SUPPLIED MATERIAL:
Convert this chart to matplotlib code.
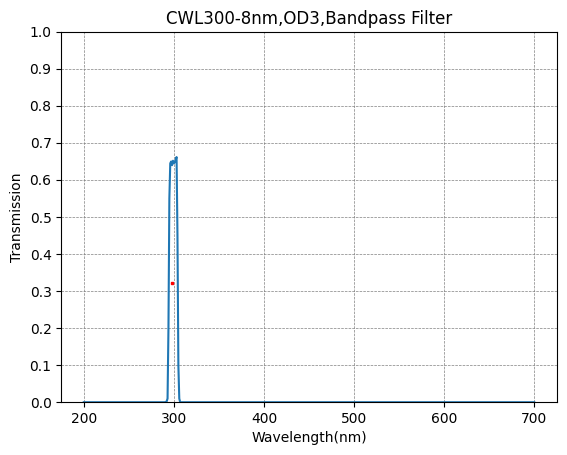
import matplotlib
matplotlib.use("Agg")
import matplotlib.pyplot as plt

wl = [200, 290, 292, 293, 294, 295, 296, 297, 298, 299, 300, 301, 302, 303, 304, 305, 306, 307, 310, 700]
tr = [0, 0, 0.002, 0.01, 0.2, 0.55, 0.645, 0.65, 0.64, 0.652, 0.645, 0.648, 0.655, 0.662, 0.45, 0.1, 0.01, 0, 0, 0]
cwl_x = [297.5]
cwl_y = [0.323]

fig, ax = plt.subplots(figsize=(5.67, 4.55), dpi=100)
fig.subplots_adjust(left=0.108, right=0.982, top=0.930, bottom=0.116)
ax.plot(wl, tr, color="#1f77b4")
ax.plot(cwl_x, cwl_y, "s", color="red", markersize=1.5)
ax.set_ylim(0, 1)
ax.set_yticks([i / 10 for i in range(11)])
ax.set_xticks([200, 300, 400, 500, 600, 700])
ax.grid(True, color="gray", linestyle="--", linewidth=0.5)
ax.set_xlabel("Wavelength(nm)")
ax.set_ylabel("Transmission")
ax.set_title("CWL300-8nm,OD3,Bandpass Filter")
fig.savefig("out.png")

STATED PROBLEM: Write out an exact copy of the listing, first line through the line containing "import matplotlib.pyplot as plt", with the pictures left out.

TASK ANSWER:
Convert this chart to matplotlib code.
import matplotlib
matplotlib.use("Agg")
import matplotlib.pyplot as plt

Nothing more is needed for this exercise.